Tuesday, February 15, 2005

The reality of climate change

George Monbiot has written an eloquent article in the Guardian about the reality of climate change as the Kyoto treaty goes into effect tomorrow. To say it is outrageous that the U.S. is not participating is truly an understatement. Entitled "Mocking our Dreams" the piece includes these focused paragraphs:

...[T]here is a well-funded industry whose purpose is to reassure us, and it is granted constant access to the media. We flatter its practitioners with the label "skeptics". If this is what they were, they would be welcome. Skepticism (the Latin word means "inquiring" or "reflective") is the means by which science advances. Without it we would still be rubbing sticks together. But most of those we call skeptics are nothing of the kind. They are PR people, the loyalists of Exxon Mobil (by whom most of them are paid), commissioned to begin with a conclusion and then devise arguments to justify it. Their presence on outlets such as the BBC's Today program might be less objectionable if, every time Aids was discussed, someone was asked to argue that it is not caused by HIV, or, every time a rocket goes into orbit, the Flat Earth Society was invited to explain that it could not possibly have happened. As it is, our most respected media outlets give Exxon Mobil what it has paid for: they create the impression that a significant scientific debate exists when it does not.

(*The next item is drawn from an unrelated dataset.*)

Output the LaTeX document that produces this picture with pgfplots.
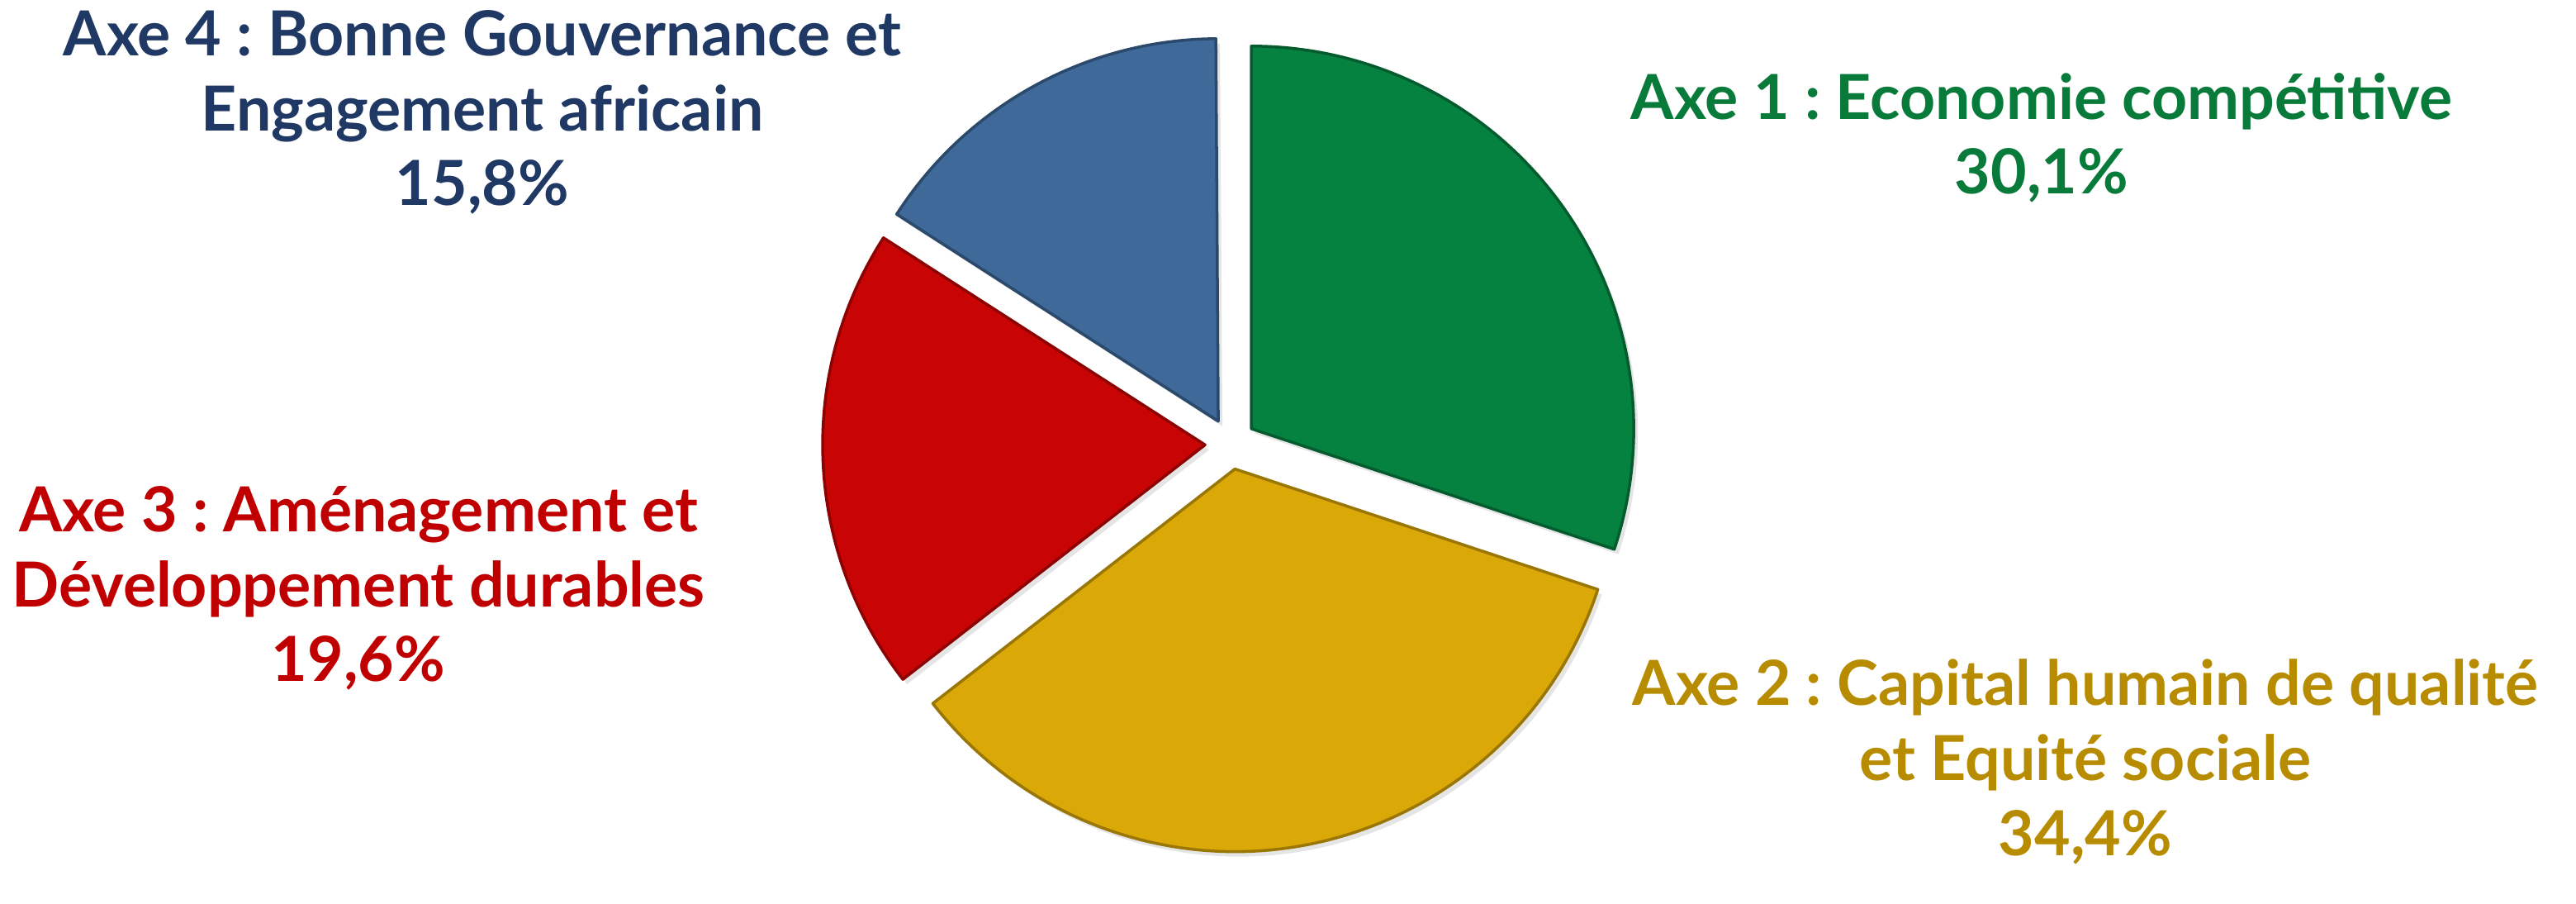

But there's a much bigger problem here. The denial of climate change, while out of tune with the science, is consistent with, even necessary for, the outlook of almost all the world's economists. Modern economics, whether informed by Marx or Keynes or Hayek, is premised on the notion that the planet has an infinite capacity to supply us with wealth and absorb our pollution. The cure to all ills is endless growth. Yet endless growth, in a finite world, is impossible. Pull this rug from under the economic theories, and the whole system of thought collapses.

And this, of course, is beyond contemplation. It mocks the dreams of both left and right, of every child and parent and worker. It destroys all notions of progress. If the engines of progress - technology and its amplification of human endeavor - have merely accelerated our rush to the brink, then everything we thought was true is false. Brought up to believe that it is better to light a candle than to curse the darkness, we are now discovering that it is better to curse the darkness than to burn your house down.


I know I've offered you many postings on global climate change since starting this blog. But I truly believe there is no issue more important. In fact there is no issue as important. For if we don't save our planet, if we don't preserve the foundation of life in our world, all the other issues will be irrelevant.